1Raise your voice to corporations
It’s horrifying but true: Many well-established brands and organizations either profit from or facilitate exploitation. Nealon shared the Dirty Dozen List that calls out the worst offenders.
“We need to hold corporations accountable for platforms they’ve created that enable trafficking,” Nealon said. “We know traffickers and other predators are using these platforms and the corporations aren’t doing nearly enough. They’re turning a blind eye.”
The good news is that the Dirty Dozen initiative is bringing about real, positive change. Their site lists a number of “success stories” of corporations that changed their policies and implemented major protections or controls to protect minors from exploitation.
“Your voice really does matter,” Nealon said. “Corporations change their policies when there is public outcry—but we’ve seen a corporation change their policies after one letter from a concerned citizen.” An easy way to stay up-to-date on these issues is to sign up for a newsletter or listserv at an organization like the National Center on Sexual Exploitation or any of the organizations leading the fight against sex trafficking.
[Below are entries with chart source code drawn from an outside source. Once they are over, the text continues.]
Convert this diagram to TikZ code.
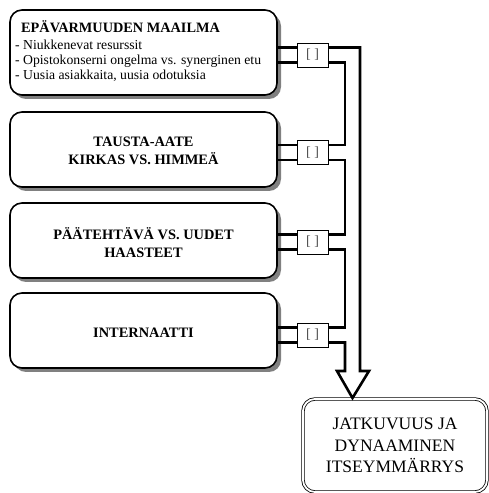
\documentclass[tikz,border=0pt]{standalone}
\usepackage{fontspec}
\setmainfont{Liberation Serif}
\usetikzlibrary{shadows}
\begin{document}
\begin{tikzpicture}[x=1pt,y=1pt,
  card/.style={draw, line width=1.6pt, rounded corners=12pt, fill=white,
    minimum width=267pt, minimum height=75pt, inner sep=0pt,
    drop shadow={shadow xshift=4pt, shadow yshift=-4pt, fill=black!50, opacity=1}},
  heading/.style={font=\fontsize{14.4}{18.5}\selectfont\bfseries, align=center},
  bullet/.style={anchor=base west, inner sep=0pt, font=\fontsize{13.7}{15}\selectfont},
  link/.style={draw, line width=0.9pt, fill=white, minimum width=31pt,
    minimum height=24pt, inner sep=0pt, font=\fontsize{14}{14}\selectfont, text=black!70},
  pipe/.style={line width=2.6pt},
  goal/.style={draw, double, double distance=1.8pt, line width=0.8pt, rounded corners=12pt,
    fill=white, minimum width=184pt, minimum height=93pt, align=center,
    font=\fontsize{17.5}{21.5}\selectfont}
]
\useasboundingbox (0,0) rectangle (488,493);

% left-hand cards
\node[card, minimum height=85pt] (b1) at (143.5,440.5) {};
\node[bullet, font=\fontsize{14.3}{15}\selectfont\bfseries] (b1h) at (21,460) {EPÄVARMUUDEN MAAILMA};
\node[bullet] (b1a) at (15,443) {- Niukkenevat resurssit};
\node[bullet] (b1b) at (15,428) {- Opistokonserni ongelma vs. synerginen etu};
\node[bullet] (b1c) at (15,413) {- Uusia asiakkaita, uusia odotuksia};

\node[card] (b2) at (143.5,343.5) {};
\node[heading] (b2t) at ([yshift=-1.5pt]b2.center) {TAUSTA-AATE\\KIRKAS VS. HIMMEÄ};

\node[card] (b3) at (143.5,252.5) {};
\node[heading] (b3t) at ([yshift=-2pt]b3.center) {PÄÄTEHTÄVÄ VS. UUDET\\HAASTEET};

\node[card] (b4) at (143.5,162.5) {};
\node[heading] (b4t) at ([yshift=-2.5pt]b4.center) {INTERNAATTI};

% connector boxes
\node[link] (s1) at (312.5,438) {[ ]};
\node[link] (s2) at (312.5,340.5) {[ ]};
\node[link] (s3) at (312.5,251) {[ ]};
\node[link] (s4) at (312.5,158) {[ ]};

% target
\node[goal] (f) at (395,47.5) {JATKUVUUS JA\\DYNAAMINEN\\ITSEYMMÄRRYS};

% pipe attachment points
\foreach \i in {1,2,3,4}{
  \coordinate (wu\i) at ([yshift=7.5pt]s\i.west);
  \coordinate (wd\i) at ([yshift=-7.5pt]s\i.west);
  \coordinate (eu\i) at ([yshift=7.5pt]s\i.east);
  \coordinate (ed\i) at ([yshift=-7.5pt]s\i.east);
  \draw[pipe] (wu\i) -- (b\i.east |- wu\i);
  \draw[pipe] (wd\i) -- (b\i.east |- wd\i);
}

% collecting channel and arrow head
\coordinate (cl) at (345,0);
\coordinate (cr) at (360,0);
\coordinate (hl) at (337,122);
\coordinate (hr) at (369,122);
\coordinate (tip) at (352.5,95);

\draw[pipe] (ed1) -| (cl |- eu2) -- (eu2);
\draw[pipe] (ed2) -| (cl |- eu3) -- (eu3);
\draw[pipe] (ed3) -| (cl |- eu4) -- (eu4);
\draw[pipe, line join=miter] (ed4) -| (cl |- hl) -- (hl) -- (tip) -- (hr) -- (cr |- hr) |- (eu1);
\end{tikzpicture}
\end{document}
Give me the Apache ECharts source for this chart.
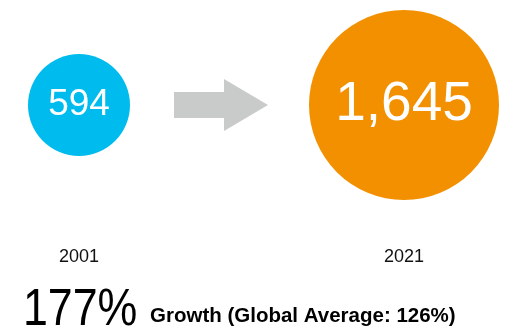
<!DOCTYPE html>
<html>
<head>
<meta charset="utf-8">
<script src="https://cdn.jsdelivr.net/npm/echarts@6/dist/echarts.min.js"></script>
<style>
  html, body { margin: 0; padding: 0; background: #ffffff; }
  #chart { width: 519px; height: 328px; }
</style>
</head>
<body>
<div id="chart"></div>
<script>
// Years compared and the totals for each
const years = ['2001', '2021'];
const totals = [594, 1645];
const bubbleColors = ['#00bbee', '#f29000'];
const valueFontSizes = [37, 55];

// Headline growth figures
const growthPct = 177;
const globalAvgPct = 126;

const FONT = '"Liberation Sans", Arial, sans-serif';

const chart = echarts.init(document.getElementById('chart'), null, { renderer: 'canvas' });

const bubbleData = years.map((y, i) => ({
  value: [y, 0, totals[i]],
  itemStyle: { color: bubbleColors[i], opacity: 1 },
  label: { fontSize: valueFontSizes[i] }
}));

chart.setOption({
  animation: false,
  backgroundColor: '#ffffff',
  grid: { left: 79, right: 115, top: 10, bottom: 128 },
  xAxis: {
    type: 'category',
    data: years,
    boundaryGap: false,
    axisLine: { show: false },
    axisTick: { show: false },
    splitLine: { show: false },
    axisLabel: {
      margin: 48,
      fontFamily: FONT,
      fontSize: 18,
      color: '#111111'
    }
  },
  yAxis: {
    type: 'value',
    min: -1,
    max: 1,
    show: false
  },
  visualMap: {
    show: false,
    type: 'continuous',
    dimension: 2,
    min: totals[0],
    max: totals[1],
    inRange: { symbolSize: [102, 190] }
  },
  series: [{
    type: 'scatter',
    symbol: 'circle',
    data: bubbleData,
    itemStyle: { opacity: 1 },
    label: {
      show: true,
      position: 'inside',
      color: '#ffffff',
      fontFamily: FONT,
      formatter: p => p.value[2].toLocaleString('en-US')
    },
    emphasis: { disabled: true }
  }],
  graphic: [
    {
      // arrow pointing from the earlier year to the later one
      type: 'polygon',
      shape: {
        points: [[174, 92], [224, 92], [224, 79], [268, 105], [224, 131], [224, 118], [174, 118]]
      },
      style: { fill: '#c9cbca' }
    },
    {
      type: 'text',
      x: 23,
      y: 285,
      scaleX: 0.86,
      style: {
        text: growthPct + '%',
        font: 'normal 52px ' + FONT,
        fill: '#000000'
      }
    },
    {
      type: 'text',
      left: 150,
      top: 306,
      style: {
        text: 'Growth (Global Average: ' + globalAvgPct + '%)',
        font: 'bold 20.5px ' + FONT,
        fill: '#000000'
      }
    }
  ]
});
</script>
</body>
</html>
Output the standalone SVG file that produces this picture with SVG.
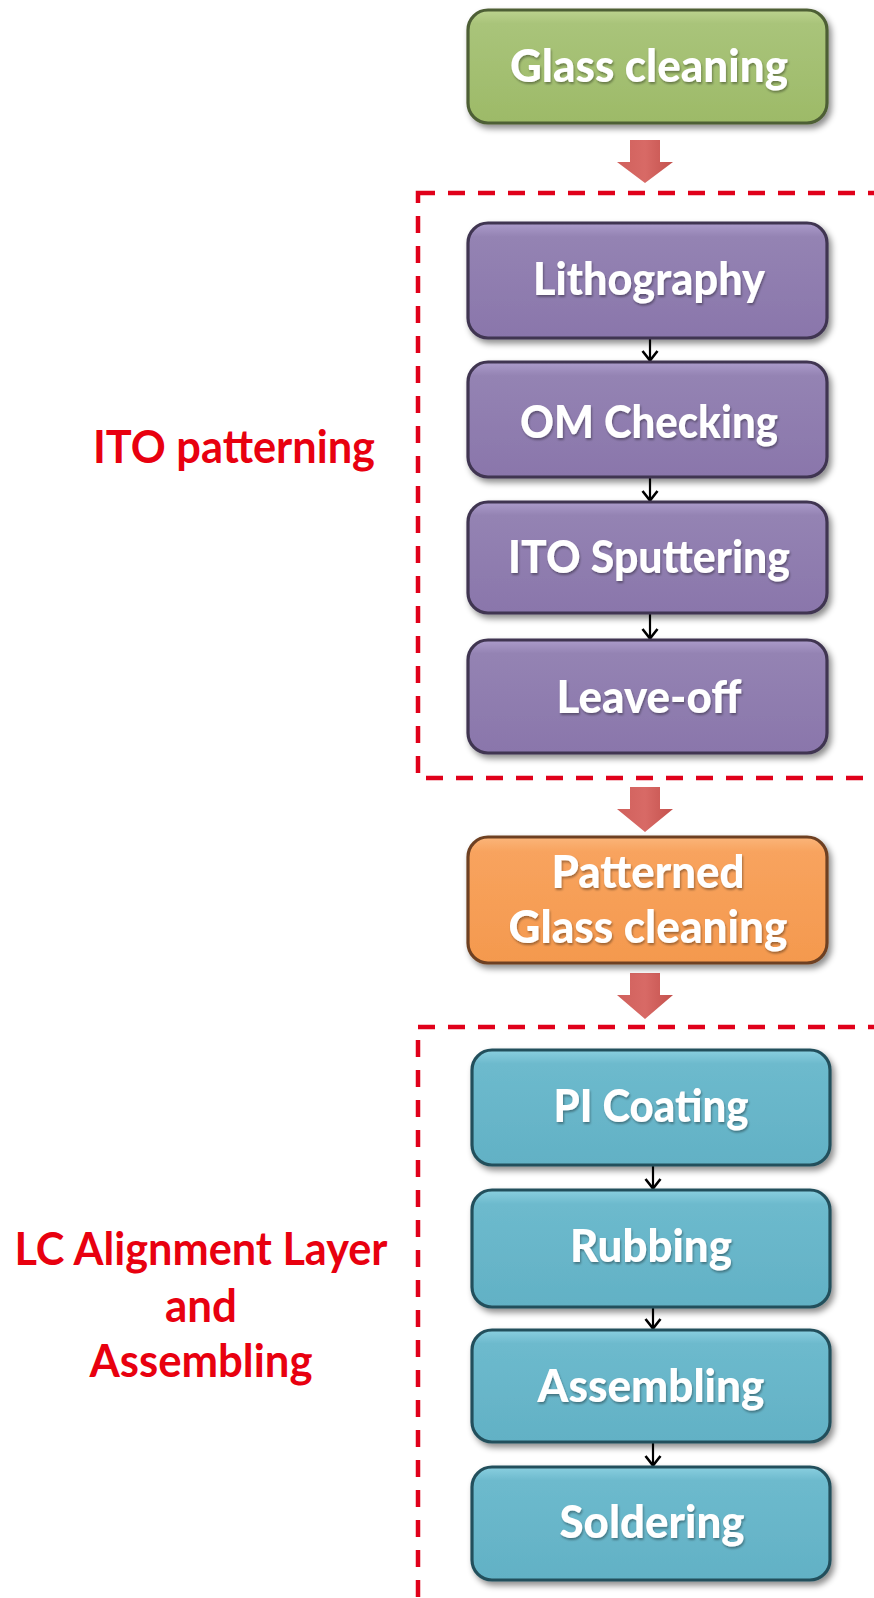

2Speak out with friends and family
When it comes down to it, the most critical missing piece to ending trafficking is for men to stop participating in this horrific exploitation. “If no men were buying sex or viewing pornography, this whole industry would collapse,” Nealon said. “Pimps and traffickers would be out of business.”
Twenty percent of U.S. men have admitted to purchasing sex, she said, and a disproportionate portion of buyers are white, educated men who are married or have partners. What would happen if these men’s friends and family made it clear that buying a human being is never acceptable?
“Talk to the men in your life about how pornography and sex buying are inherently harmful and often violent,” she said. Men in particular can influence each other. “We need principled men to stand up and say, ‘No, this isn’t right, it’s against our dignity, and it’s against the dignity of the people we’re purchasing sex from,'” she said.
Speaking out against buying sex can take a lot of courage, but the impact is invaluable. “Even principled men might have a hard time standing up to it,” Nealon said. “They might be afraid of being mocked, or ostracized. The loudest guy in the room often sets the tone, but even quiet protest, like not going to the strip club, not laughing at the joke, or walking out of the room, can really make a difference.”
Priests and those who work in ministry often have great influence in the lives of those they minister to, and can use this position to speak out against participating in trafficking. “I have interviewed sex buyers who were going to church the next day,” Nealon said. Whether in a homily or in a small-group discussion, reminding men how dehumanizing and wrong it is to buy sex can make a real difference.
Parents, too, have a vital role to play. Given that the average age of first exposure to pornography is 11, parents can help their children enormously by proactively explaining these issues. Two great resources for approaching the topic are Protect Young Minds, a program that teaches kids to reject pornography and includes an optional Catholic supplement, and Protect Young Eyes, which keeps parents informed and provides easy-to-follow instructions about internet safety.
3Take legislative action
Voters can contact government officials and rally others to join in pushing for legislation that requires more accountability from organizations and combats sexual exploitation. Nealon mentioned the EARN IT Act (Eliminating Abusive and Rampant Neglect of Interactive Technologies Act of 2020), which would hold corporations accountable for child sex abuse material on their platforms. “Supporting this act is a very specific thing you can do to take action,” Nealon said.
Other nations have had enormous success with legislative efforts. Sweden, for example, enacted legislation in 1999 that made it illegal to purchase sex, while decriminalizing those selling sex, in recognition that the vast majority were in the sex industry because they felt they had no other choices. As a result, human trafficking decreased because demand dried up, and culturally there is a widespread stigma against engaging in it, which is reason for hope that the same thing could happen here as well.
Finally, of course, people of faith can storm Heaven in prayer for an end to this widespread exploitation.
Educating oneself, sharing the information learned, and speaking out loudly against trafficking are steps that anyone can take to oppose it. As more people take a stand, we can hope that the tide will turn, fewer men will participate in this abuse, and more vulnerable women and children can live in peace and freedom.